The project promised economic integration, regional strength and collective independence at a time when small colonial territories faced uncertain futures in a rapidly changing world.
The federation emerged from decades of debate over Caribbean unity, influenced by labour unrest, anti-colonial nationalism and the growing belief that fragmented island economies could not compete independently on the global stage. Its collapse in 1962 reshaped Caribbean history, accelerating individual independence movements while permanently altering regional integration efforts.
This article examines the origins, structure, achievements and failures of the West Indian Federation, alongside the political rivalries, constitutional flaws and economic disputes that led to its demise. It also explores how the federation’s legacy continues to influence modern Caribbean institutions such as CARICOM and the University of the West Indies.
Key Takeaways
- The West Indian Federation existed from 1958 to 1962.
- Jamaica and Trinidad financed most federal revenue.
- Constitutional weakness limited federal authority from inception.
- Jamaica’s 1961 referendum triggered the federation’s collapse.
- CARICOM emerged partly from lessons learned during federation failure.
- The historical roots of Caribbean federation
The concept of a united British Caribbean long predated the establishment of the West Indian Federation. Throughout the colonial period, Britain struggled to govern numerous small island colonies scattered across the Caribbean Sea.

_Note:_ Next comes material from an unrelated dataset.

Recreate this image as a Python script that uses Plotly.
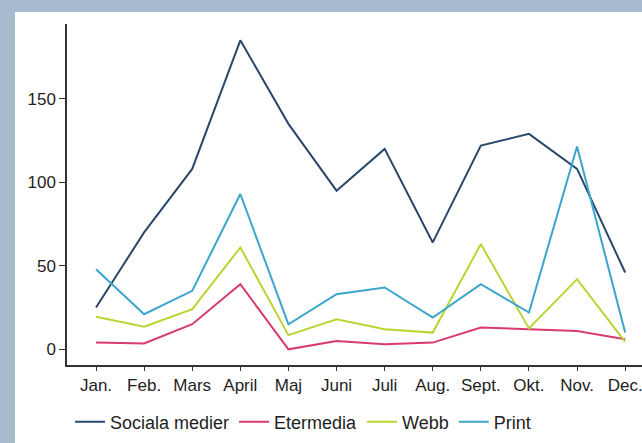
import plotly.graph_objects as go

months = ["Jan.", "Feb.", "Mars", "April", "Maj", "Juni", "Juli", "Aug.", "Sept.", "Okt.", "Nov.", "Dec."]
sociala_medier = [25, 70, 108, 185, 135, 95, 120, 64, 122, 129, 108, 46]
etermedia = [4, 3.5, 15, 39, 0, 5, 3, 4, 13, 12, 11, 6]
webb = [19.5, 13.5, 24, 61, 8.5, 18, 12, 10, 63, 12.5, 42, 4.5]
printmedia = [48, 21, 35, 93, 15, 33, 37, 19, 39, 22, 121.5, 10]

series = [
    ("Sociala medier", sociala_medier, "#29486c"),
    ("Etermedia", etermedia, "#d93a6f"),
    ("Webb", webb, "#b9d531"),
    ("Print", printmedia, "#3aa5cd"),
]

fig = go.Figure()
for name, vals, col in series:
    fig.add_trace(go.Scatter(x=months, y=vals, mode="lines", name=name,
                             line=dict(color=col, width=2)))

W, H = 642, 443
L, R, T, B = 67, 0, 24, 78
pw, ph = W - L - R, H - T - B

def px_x(p):
    return (p - L) / pw

def px_y(p):
    return (H - B - p) / ph

strip = "#a6bbcd"
fig.add_shape(type="rect", xref="paper", yref="paper", layer="below",
              x0=px_x(-5), x1=px_x(15), y0=px_y(450), y1=px_y(-5),
              fillcolor=strip, line_width=0)
fig.add_shape(type="rect", xref="paper", yref="paper", layer="below",
              x0=px_x(-5), x1=px_x(650), y0=px_y(12), y1=px_y(-5),
              fillcolor=strip, line_width=0)

fig.update_layout(
    width=W, height=H,
    margin=dict(l=L, r=R, t=T, b=B, pad=0),
    paper_bgcolor="white", plot_bgcolor="white",
    font=dict(family="Liberation Sans, Arial, sans-serif", color="#1e1e1e", size=17),
    showlegend=True,
    legend=dict(orientation="h", x=px_x(70), xanchor="left", y=px_y(422), yanchor="middle",
                font=dict(size=18, color="#1e1e1e"), bgcolor="rgba(0,0,0,0)",
                traceorder="normal"),
)
fig.update_xaxes(range=[-0.603, 11.35], showgrid=False, zeroline=False,
                 showline=True, linecolor="#333333", linewidth=1.5,
                 ticks="outside", ticklen=4, tickwidth=1.2, tickcolor="#333333",
                 tickfont=dict(size=17))
fig.update_yaxes(range=[-9.4, 194.8], showgrid=False, zeroline=False,
                 showline=True, linecolor="#333333", linewidth=1.5,
                 ticks="outside", ticklen=6, tickwidth=1.2, tickcolor="#333333",
                 tickvals=[0, 50, 100, 150], tickfont=dict(size=17))

fig.write_html("out.html", config={"displayModeBar": False},
               post_script="document.body.style.margin='0';document.body.style.padding='0';")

Administrative fragmentation created inefficiency, duplication of services and chronic economic vulnerability. Colonial officials periodically experimented with regional unions, although these were designed primarily for administrative convenience rather than political nation-building.
Earlier arrangements included the Leeward Islands Federation and the Windward Islands grouping, which attempted to coordinate governance among nearby territories. These arrangements never generated strong popular identification because they lacked meaningful democratic participation and remained firmly under British colonial authority. Even so, they demonstrated that Britain recognised the practical difficulties of administering numerous isolated territories separately.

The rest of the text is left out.